Aligning advertising characteristics with desired outcomes is just one example. Use also other strategies to increase the effectiveness of advertising.
Source includes characteristics of the object that transmits the Message in advertising, such as, celebrity expertise, gender and source credibility.
Message includes characteristics of the communication content in advertising that is transmitted from the Source to the Receiver, e.g. comparisons, colors, typefaces and humor.
Strategy includes characteristics of the plan, process, and execution of transmitting the Message from the Source to the Receiver, such as, exposure, repetition, duration and spending.
Receiver includes characteristics of the customer who receives the Message, for example, former attitude, motives, cognitive capability and personality.
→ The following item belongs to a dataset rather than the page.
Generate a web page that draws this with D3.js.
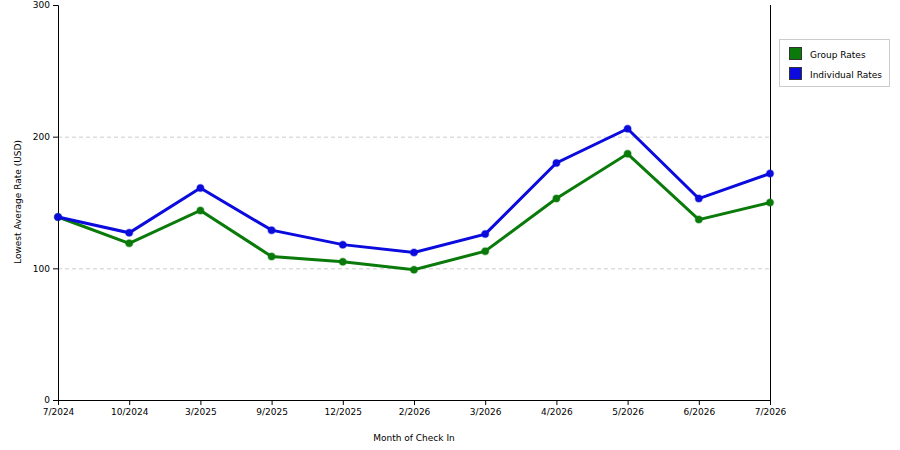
<!DOCTYPE html><html><head><meta charset="utf-8"><script src="https://cdn.jsdelivr.net/npm/d3@7"></script>
<style>body{margin:0;background:#fff}text{font-family:"DejaVu Sans",Verdana,sans-serif;font-size:9px;fill:#000}</style></head><body>
<svg id="c" width="900" height="450"></svg>
<script>
const categories=["7/2024","10/2024","3/2025","9/2025","12/2025","2/2026","3/2026","4/2026","5/2026","6/2026","7/2026"];
const groupRates=[139,119,144,109,105,99,113,153,187,137,150];
const individualRates=[139,127,161,129,118,112,126,180,206,153,172];
const yTicks=[0,100,200,300];
const svg=d3.select("#c");
const L=58,R=770,T=5,B=400;
const x=d3.scalePoint().domain(categories).range([L,R]);
const y=d3.scaleLinear().domain([0,300]).range([B,T]);
svg.append("g").selectAll("line").data([100,200]).join("line").attr("x1",L).attr("x2",R).attr("y1",d=>y(d)+0.5).attr("y2",d=>y(d)+0.5).attr("stroke","#ccc").attr("stroke-dasharray","4,3");
svg.append("line").attr("x1",R+0.5).attr("x2",R+0.5).attr("y1",T).attr("y2",B).attr("stroke","#000").attr("stroke-width",1).attr("shape-rendering","crispEdges");
const ya=svg.append("g").attr("transform",`translate(${L},0)`).call(d3.axisLeft(y).tickValues(yTicks).tickSize(5).tickFormat(d3.format("d")));
const xa=svg.append("g").attr("transform",`translate(0,${B})`).call(d3.axisBottom(x).tickSize(5).tickPadding(4));
[ya,xa].forEach(a=>{a.selectAll("text").style("font-size","9px").style("font-family","DejaVu Sans");a.select(".domain").attr("stroke","#000");});
svg.append("text").attr("x",414).attr("y",441).attr("text-anchor","middle").text("Month of Check In");
svg.append("text").attr("transform","translate(21,202) rotate(-90)").attr("text-anchor","middle").text("Lowest Average Rate (USD)");
const line=d3.line().x((d,i)=>x(categories[i])).y(d=>y(d));
[[groupRates,"#0a7a0a"],[individualRates,"#0b0bdd"]].forEach(([s,c])=>{
svg.append("path").datum(s).attr("d",line).attr("fill","none").attr("stroke",c).attr("stroke-width",3);
svg.append("g").selectAll("circle").data(s).join("circle").attr("cx",(d,i)=>x(categories[i])).attr("cy",d=>y(d)).attr("r",3.5).attr("fill",c).attr("stroke",c).attr("stroke-opacity",0.4).attr("stroke-width",1.5);
});
const lg=svg.append("g");
lg.append("rect").attr("x",779.5).attr("y",39.5).attr("width",110).attr("height",47).attr("fill","#fff").attr("stroke","#ccc");
[["Group Rates","#0a7a0a"],["Individual Rates","#0b0bdd"]].forEach(([t,c],i)=>{
lg.append("rect").attr("x",789.5).attr("y",47.5+i*20).attr("width",12).attr("height",12).attr("fill",c).attr("stroke","#333");
lg.append("text").attr("x",810).attr("y",58+i*20).text(t);
});
</script></body></html>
1. Based on over 1 700 scientific studies conducted globally with a sample of over 2 400 000 people, you can say advertising is effective.
2. However, the size of the effect is very small, explaining as little as 1.3 – 3.6% of all variance that influences the customer.
3. Smart marketers combine “art and creativity” in advertising with “science and knowledge,” which enables huge improvement for advertising effectiveness. Art and science do not confront each other– they merge.